El Gobierno pretende armonizar la fiscalidad sobre el Patrimonio, a la que seguirán, de acuerdo con las declaraciones realizadas por su presidente, la que recae sobre las Donaciones y las Sucesiones. La idea es fijar un tipo mínimo y obligatorio a escala nacional para esas figuras tributarias y, por tanto, imposibilitar la reducción y/o la eliminación de los impuestos que recaen sobre el ahorro de los ciudadanos. Esta iniciativa tiene un marcado sesgo centralista, porque priva a los gobiernos autonómicos de su competencia sobre unos tributos que les son propios y, también, ideológico porque refleja la enfermiza hostilidad de la coalición gubernamental a la riqueza.

El gabinete social-podemita no quiere que se bajen los impuestos, pero no pone obstáculo alguno a que se suban. Esto es, los contribuyentes no podrán beneficiarse de la gestión de los gobiernos autonómicos cuyo principal objetivo no sea el arrebatarles una parte sustancial de los frutos de su ahorro. Cuando una autonomía toma la decisión de renunciar a los ingresos procedentes de los impuestos que gravan ese activo, se autoimpone la obligación de realizar una gestión más eficiente de sus recursos. Esto se traduce en una mayor disciplina presupuestaria, en un freno a la expansión del gasto público y, por ende, en una contribución positiva a la estabilidad de las finanzas del conjunto de las administraciones públicas.

La desaparición de la competencia impositiva entre las autonomías es esencial para imponer desde arriba los programas redistributivos de la izquierda. Al suprimir la posibilidad de “votar con los pies”, de huir de la voracidad fiscal de los gobiernos autonómicos hacia jurisdicciones con una tributación menos onerosa, la izquierda estatal y periférica quieren encerrar a los individuos y a las empresas en una cárcel tributaria que tenderá a ampliarse. Si se quiere armonizar la imposición sobre la riqueza para evitar un dumping fiscal inexistente, esta medida no es suficiente. Habrá de hacerse lo mismo con la divergencia existente en los tramos autonómicos del IRPF. Conforme a la lógica armonizadora, todos los españoles con igual renta deberían soportar la misma tributación personal.

En la medida, hay un marcado sesgo centralista e ideológico, porque refleja la enfermiza hostilidad de la coalición gubernamental a la riqueza

En este contexto, Madrid es una anomalía y un mal ejemplo porque pone de relieve un hecho: es posible otra política y produce mayor bienestar para todos.

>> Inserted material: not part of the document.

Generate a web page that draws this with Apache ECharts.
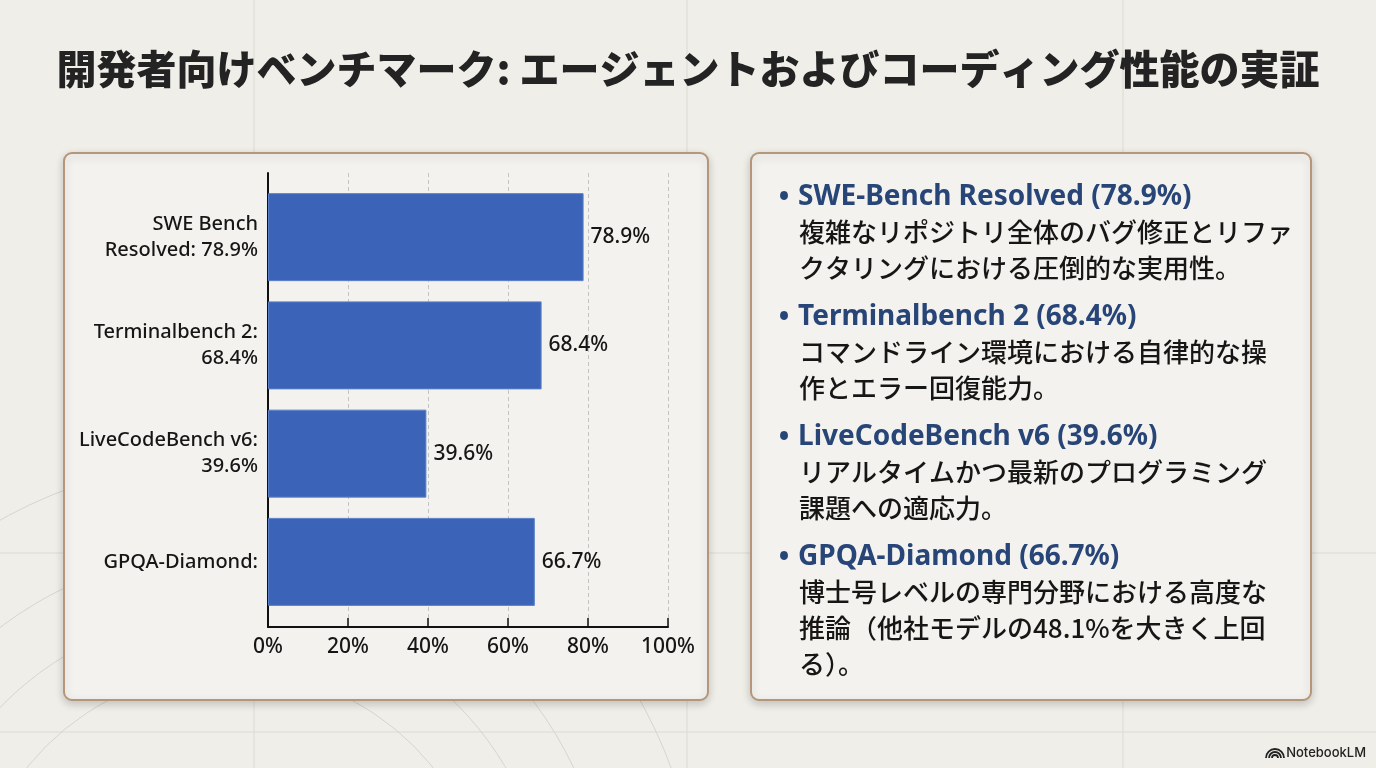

Con impuestos y gasto público bajos, la economía madrileña no solo ha impulsado un vigoroso crecimiento de la economía y del empleo durante la última década, sino que ha mostrado una extraordinaria solidaridad. Aporta al Fondo de Garantía de los Servicios Públicos Fundamentales el 68% de todos los recursos. Por añadidura, las bonificaciones introducidas en la fiscalidad sobre Sucesiones, Donaciones, Transmisiones patrimoniales y Actos Jurídicos Documentados, no solo no han reducido la recaudación, sino que la han aumentado un 8,2% en 2019, postrero ejercicio para el que existen datos.

Desde el Ejecutivo se intenta transmitir la imagen de que Madrid es un paraíso fiscal cuando la realidad es otra muy distinta. La izquierda ha creado en muchas autonomías y aspira a crear a escala nacional un verdadero infierno fiscal. Nada impide a los gobiernos social-podemitas o a ERC reducir los impuestos en las comunidades autónomas en las que gobiernan. No lo hacen porque pretenden usar a los individuos y a las empresas como carne de cañón para financiar su insaciable deseo de gastar. En este contexto, el “voto con los pies” refleja algo evidente: el coste de sus políticas es superior a los beneficios que reportan a quienes las padecen.

La suprema ironía es que haya sido ERC, una formación que brama contra el centralismo y persigue la independencia de Cataluña, la que plantee una enmienda que constituye un torpedo a la línea de flotación, a los principios básicos del autogobierno: la autonomía fiscal. Ningún partido de esa naturaleza en ningún Estado descentralizado ha propuesto jamás una medida de ese tipo. Las proclamas federalistas de la coalición gubernamental carecen de toda credibilidad. Han saltado en pedazos.

Por eso, quienes defienden de verdad un sistema de organización territorial con el Estado descentralizado han de oponerse a los planes gubernamentales y plantear en coherencia con esa actitud un proyecto alternativo: el del federalismo competitivo, único modelo capaz de garantizar el binomio unidad-pluralidad, una administración financiera rigurosa de las autonomías y una salvaguarda de la libertad y de la Hacienda de los ciudadanos frente al desenfreno recaudatorio del Estado.